Maitan 18/02/2018
Estado perpétuo de excitação máxima… para sempre
Amazônia, Serra Pelada, San Francisco. Se as desventuras de Claudia Christiani na Europa já eram para lá de extravagantes, pense nessa nova geografia. Depois de três anos do lançamento do segundo volume de Clic, em 1991, Milo Manara surpreende seus fãs com um enredo ao mesmo tempo mais comportado e mais maluco que os anteriores da série.
Digo mais comportado porque cada vez mais se esvai a pecha machista para emergir o fetiche desvairado, distanciando-se mais e mais do sexismo que se via entre um quadro e outro e que deve afastar muitas leitoras da série.
O vilão da vez é Culorva, um pobre minerador que quer enriquecer às custas da visão que um chá de ervas indígena pode gerar na personagem que dá início ao volume: Anna Rita.
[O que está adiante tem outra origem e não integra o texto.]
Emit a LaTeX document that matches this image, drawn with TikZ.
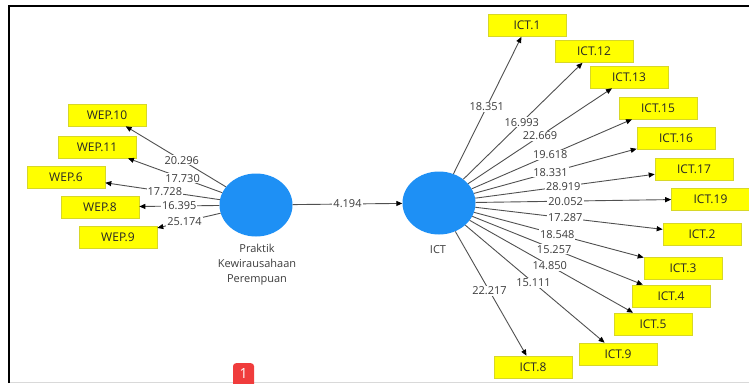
\documentclass[tikz,border=0pt]{standalone}
\usepackage{fontspec}
\setmainfont{Open Sans}
\usetikzlibrary{arrows.meta,shapes.geometric}
\definecolor{lv}{RGB}{30,144,245}
\definecolor{ind}{RGB}{255,255,0}
\definecolor{indb}{RGB}{215,215,40}
\definecolor{ln}{RGB}{80,80,80}
\definecolor{tx}{RGB}{60,60,60}
\definecolor{badgered}{RGB}{240,60,60}
\begin{document}
\begin{tikzpicture}[x=1pt,y=-1pt,
  latent/.style={ellipse, fill=lv, minimum width=73pt, minimum height=63pt, inner sep=0pt},
  indbox/.style={rectangle, fill=ind, draw=indb, line width=0.6pt, minimum width=78pt, minimum height=22pt, inner sep=0pt, font=\fontsize{12}{13}\selectfont, text=black!85},
  pathline/.style={draw=ln, line width=0.9pt, -{Triangle[length=6pt,width=5pt,color=black]}},
  wt/.style={fill=white, inner sep=1pt, font=\fontsize{11}{13}\selectfont, text=tx},
  lvlabel/.style={text=tx, align=center, font=\fontsize{11}{15}\selectfont}]
\useasboundingbox (0,0) rectangle (749,383);
% frame
\draw[black!15, line width=1pt] (9,382.5) -- (749,382.5);
\draw[black, line width=2.3pt] (9,383) -- (9,6.2) -- (749,6.2);

% latent variables
\node[latent] (P) at (256,205) {};
\node[latent] (C) at (439,203) {};
\node[lvlabel] (Plab) at (257,265) {Praktik\\Kewirausahaan\\Perempuan};
\node[lvlabel] (Clab) at (438,250) {ICT};

% WEP indicators
\node[indbox] (W10) at (107,115) {WEP.10};
\node[indbox] (W11) at (97,147) {WEP.11};
\node[indbox] (W6) at (66,177) {WEP.6};
\node[indbox] (W8) at (100,207) {WEP.8};
\node[indbox] (W9) at (118,237) {WEP.9};

% ICT indicators
\node[indbox] (I1) at (527,25.5) {ICT.1};
\node[indbox] (I12) at (594,51.5) {ICT.12};
\node[indbox] (I13) at (629,77) {ICT.13};
\node[indbox] (I15) at (658,108) {ICT.15};
\node[indbox] (I16) at (676,138) {ICT.16};
\node[indbox] (I17) at (694,169) {ICT.17};
\node[indbox] (I19) at (710.5,199) {ICT.19};
\node[indbox] (I2) at (702,234) {ICT.2};
\node[indbox] (I3) at (683,268) {ICT.3};
\node[indbox] (I4) at (671,296) {ICT.4};
\node[indbox] (I5) at (653,324) {ICT.5};
\node[indbox] (I9) at (618,354) {ICT.9};
\node[indbox] (I8) at (533,367) {ICT.8};

% WEP paths
\draw[pathline] (P) -- node[wt,pos=.44] {20.296} (W10);
\draw[pathline] (P) -- node[wt,pos=.42] {17.730} (W11);
\draw[pathline] (P) -- node[wt,pos=.48] {17.728} (W6);
\draw[pathline] (P) -- node[wt,pos=.50] {16.395} (W8);
\draw[pathline] (P) -- node[wt,pos=.57] {25.174} (W9);

% structural path
\draw[pathline] (P) -- node[wt,pos=.5] {4.194} (C);

% ICT paths
\draw[pathline] (C) -- node[wt,pos=.49] {18.351} (I1);
\draw[pathline] (C) -- node[wt,pos=.49] {16.993} (I12);
\draw[pathline] (C) -- node[wt,pos=.50] {22.669} (I13);
\draw[pathline] (C) -- node[wt,pos=.49] {19.618} (I15);
\draw[pathline] (C) -- node[wt,pos=.47] {18.331} (I16);
\draw[pathline] (C) -- node[wt,pos=.49] {28.919} (I17);
\draw[pathline] (C) -- node[wt,pos=.46] {20.052} (I19);
\draw[pathline] (C) -- node[wt,pos=.48] {17.287} (I2);
\draw[pathline] (C) -- node[wt,pos=.49] {18.548} (I3);
\draw[pathline] (C) -- node[wt,pos=.48] {15.257} (I4);
\draw[pathline] (C) -- node[wt,pos=.49] {14.850} (I5);
\draw[pathline] (C) -- node[wt,pos=.49] {15.111} (I9);
\draw[pathline] (C) -- node[wt,pos=.48] {22.217} (I8);

% badge
\node[fill=badgered, rounded corners=3pt, anchor=north, minimum width=21pt, inner xsep=0pt, inner ysep=3pt, text height=12pt, text depth=10pt, text=white, font=\fontsize{14}{14}\selectfont] (badge) at (243.5,363) {1};
\end{tikzpicture}
\end{document}
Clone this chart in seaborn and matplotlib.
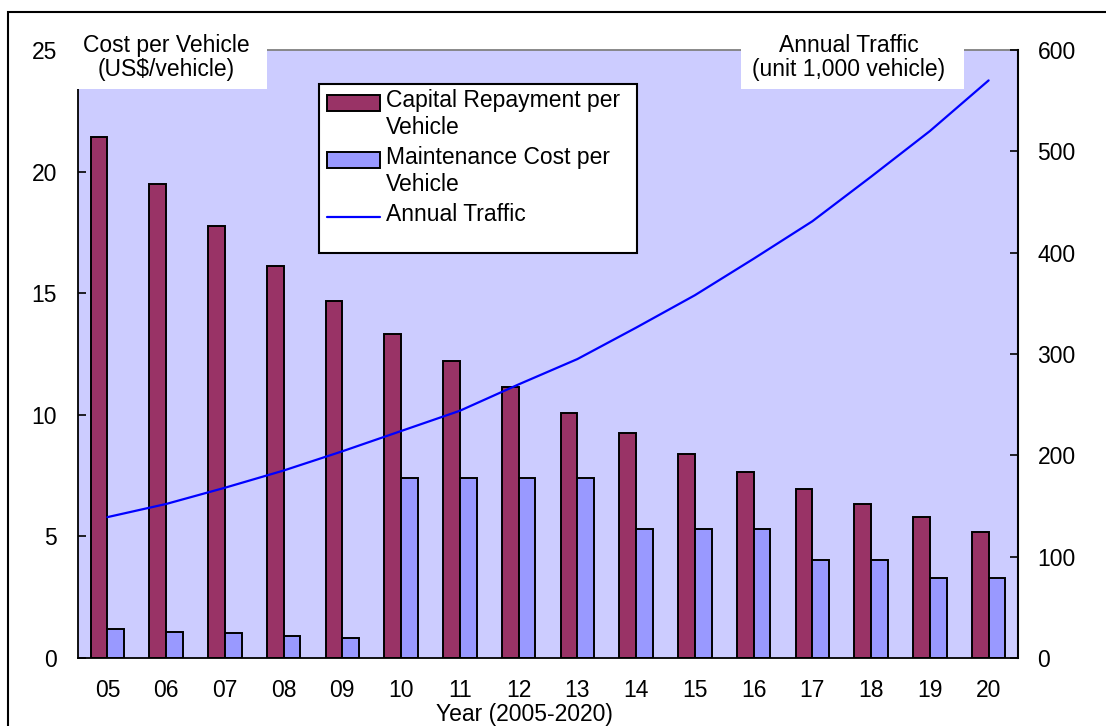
import numpy as np
import pandas as pd
import matplotlib
matplotlib.use("Agg")
import matplotlib.pyplot as plt
import matplotlib.patches as mpatches
from matplotlib.lines import Line2D
from matplotlib.ticker import FixedLocator
import seaborn as sns

# ---------------- data ----------------
years = ["05", "06", "07", "08", "09", "10", "11", "12",
         "13", "14", "15", "16", "17", "18", "19", "20"]
capital = [21.42, 19.49, 17.78, 16.12, 14.68, 13.32, 12.21, 11.16,
           10.09, 9.27, 8.40, 7.64, 6.96, 6.35, 5.81, 5.19]
maintenance = [1.21, 1.08, 1.03, 0.92, 0.81, 7.39, 7.39, 7.39,
               7.39, 5.32, 5.32, 5.32, 4.04, 4.04, 3.28, 3.28]
traffic = [139, 152, 168, 185, 204, 224, 244, 270,
           295, 326, 358, 394, 431, 475, 520, 570]
series_names = ["Capital Repayment per\nVehicle", "Maintenance Cost per\nVehicle"]
line_name = "Annual Traffic"
left_yticks = [0, 5, 10, 15, 20, 25]
right_yticks = [0, 100, 200, 300, 400, 500, 600]

# ---------------- style ----------------
RED = "#993366"
BLUE = "#9999FF"
BG = "#CCCCFF"
LINE = "#0000FF"
FS = 16.5

sns.set_style("white")
plt.rcParams["font.family"] = ["Liberation Sans", "DejaVu Sans"]
plt.rcParams["font.size"] = FS
plt.rcParams["text.color"] = "black"
plt.rcParams["axes.labelcolor"] = "black"
plt.rcParams["xtick.color"] = "black"
plt.rcParams["ytick.color"] = "black"

W, H = 1106, 726
fig = plt.figure(figsize=(W / 100, H / 100), dpi=100)
fig.patch.set_facecolor("white")


def fx(px):
    return px / W


def fy(py):
    return 1 - py / H


ax = fig.add_axes([fx(78), fy(658), fx(1018) - fx(78), fy(50) - fy(658)])
ax.set_facecolor(BG)

df = pd.DataFrame({
    "year": years * 2,
    "series": [series_names[0]] * len(years) + [series_names[1]] * len(years),
    "value": capital + maintenance,
})

sns.barplot(data=df, x="year", y="value", hue="series", order=years,
            hue_order=series_names, palette=[RED, BLUE], saturation=1,
            width=0.57, gap=0, edgecolor="black", linewidth=1.4,
            errorbar=None, legend=False, ax=ax)

ax.set_xlim(-0.5, len(years) - 0.5)
ax.set_ylim(0, 25)
ax.set_yticks(left_yticks)
ax.set_ylabel("")
ax.set_xlabel("Year (2005-2020)", fontsize=FS, color="black")
ax.xaxis.set_label_coords((524 - 78) / 940, (658 - 703) / 608)

ax.xaxis.set_minor_locator(FixedLocator(np.arange(0.5, len(years) - 1, 1.0)))
ax.tick_params(axis="x", which="major", length=0, pad=15, labelsize=FS, colors="black")
ax.tick_params(axis="x", which="minor", direction="in", length=6, width=1.2, color="black")
ax.tick_params(axis="y", which="major", direction="in", length=6, width=1.2,
               pad=15, labelsize=FS, colors="black")

for s in ["left", "bottom"]:
    ax.spines[s].set_color("black")
    ax.spines[s].set_linewidth(1.3)
ax.spines["right"].set_visible(False)
ax.spines["top"].set_color("#808080")
ax.spines["top"].set_linewidth(1.3)

# ---------------- secondary axis: traffic ----------------
ax2 = ax.twinx()
ax2.patch.set_visible(False)
sns.lineplot(x=np.arange(len(years)), y=traffic, color=LINE, linewidth=1.6, ax=ax2)
ax2.set_xlim(-0.5, len(years) - 0.5)
ax2.set_ylim(0, 600)
ax2.set_yticks(right_yticks)
ax2.set_ylabel("")
ax2.tick_params(axis="y", which="major", direction="in", length=6, width=1.2,
                pad=14, labelsize=FS, colors="black")
for s in ["left", "top", "bottom"]:
    ax2.spines[s].set_visible(False)
ax2.spines["right"].set_color("black")
ax2.spines["right"].set_linewidth(1.5)
ax2.grid(False)
ax.grid(False)

# white label boxes over the top corners of the plot area
for (x0, x1) in [(76, 267), (741, 964)]:
    r = mpatches.Rectangle((fx(x0), fy(89)), fx(x1) - fx(x0), fy(40) - fy(89),
                           transform=fig.transFigure, facecolor="white",
                           edgecolor="none", zorder=1, clip_on=False)
    ax2.add_artist(r)

fig.text(fx(166), fy(34), "Cost per Vehicle\n(US$/vehicle)", ha="center", va="top",
         multialignment="center", fontsize=FS, linespacing=1.05, color="black")
fig.text(fx(849), fy(34), "Annual Traffic\n(unit 1,000 vehicle)", ha="center", va="top",
         multialignment="center", fontsize=FS, linespacing=1.05, color="black")

# ---------------- legend ----------------
frame = mpatches.Rectangle((fx(319), fy(253)), fx(637) - fx(319), fy(84) - fy(253),
                           transform=fig.transFigure, facecolor="white",
                           edgecolor="black", linewidth=1.5, zorder=4, clip_on=False)
ax2.add_artist(frame)

handles = [mpatches.Patch(facecolor=RED, edgecolor="black", linewidth=1.4),
           mpatches.Patch(facecolor=BLUE, edgecolor="black", linewidth=1.4),
           Line2D([], [], color=LINE, linewidth=1.6)]
labels = series_names + [line_name]
leg = ax2.legend(handles, labels, loc="upper left",
                 bbox_to_anchor=(fx(327), fy(89)), bbox_transform=fig.transFigure,
                 frameon=False, borderpad=0, borderaxespad=0,
                 handlelength=2.3, handleheight=0.7, handletextpad=0.26,
                 labelspacing=0.33, fontsize=FS)
for t in leg.get_texts():
    t.set_color("black")
leg.set_zorder(5)
for col in leg._legend_handle_box.get_children():
    for item in col.get_children():
        item.align = "top"
        da = item.get_children()[0]
        da.height += 4

# outer border of the chart
border = mpatches.Rectangle((fx(8), -0.2), 1.5, fy(12) + 0.2, transform=fig.transFigure,
                            fill=False, edgecolor="black", linewidth=1.5, clip_on=False)
fig.add_artist(border)

fig.savefig("out.png", dpi=100)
Para que ela tenha a visão de onde se escondem valiosas pepitas de ouro, ela deve tomar o chá. O problema é que ela tem que tomar o chá por baixo. Sim, é isso que você leu, pelo ânus.
Um exemplo de bom diálogo, já no início da narrativa, mostra o personagem Fausto (sim, ele está de volta e com o controle remoto) respondendo a declaração da personagem que abre o volume, quando ela diz que ele parece ser confiável: “guarde sua confiança para você”.
O segundo vilão é o guru da religião que fica numa ilhota de um rio em meio à floresta amazônica e cuja sede é um edifício em formato de caracol (!). O guru é chamado por seus seguidores de taumaturgo. A religião gira em torno da energia que é liberada no estado pré-orgástico e se dissipa com o gozo. Para o taumaturgo, é preciso manter o estado pré-orgástico para que, com a energia, seja possível se comunicar com as estrelas, os deuses, os ovnis ou coisa que o valha. Para tanto, todos os sacerdotes (homens ou mulheres) passam o tempo inteiro se masturbando e se segurando para não gozar, o que os coloca em um estado perpétuo de excitação máxima... para sempre.
O volume está cheio de frases excelentes (como a que emprestei para o título desta resenha). Algumas máximas como “o mal existe para se chegar ao bem” são inseridas sem muito esforço em meio à narrativa. São muitas, mas muitas cenas bizarras, mas a que pode chamar mais atenção (também pudera) é o estado perpétuo de excitação máxima por que passa o salvador de Claucia Christiani, um ex-sacerdote da religião do Caracol que, ao mesmo tempo em que não consegue manter um pedaço de pano para cobrir sua vergonha, passa o quadrinho inteiro de pau duro.
Há fuga dos religiosos, há fuga dos indígenas, há fuga dos mineradores, dos transeuntes de San Francisco, todo o enredo é uma grande fuga. Tudo isso dá dinâmica aos quadros, combinando mais cenas de exibicionismo do que de sexo propriamente dito. O efeito cômico neste volume é muito mais efetivo que nos anteriores.
Depois de tantas reviravoltas – sim, Milo Manara é mestre nisso – o quadrinho termina numa cena de redenção no meio do que deveria ser o inferno – um enorme buraco de mineração em Serra Pelada. E é uma das cenas mais malucas e incríveis que poderíamos esperar e de que não falarei aqui. Além disso, Manara também nos apresenta seu lado preocupado com problemas ecológicos, o que encerra esse terceiro volume de forma magistral.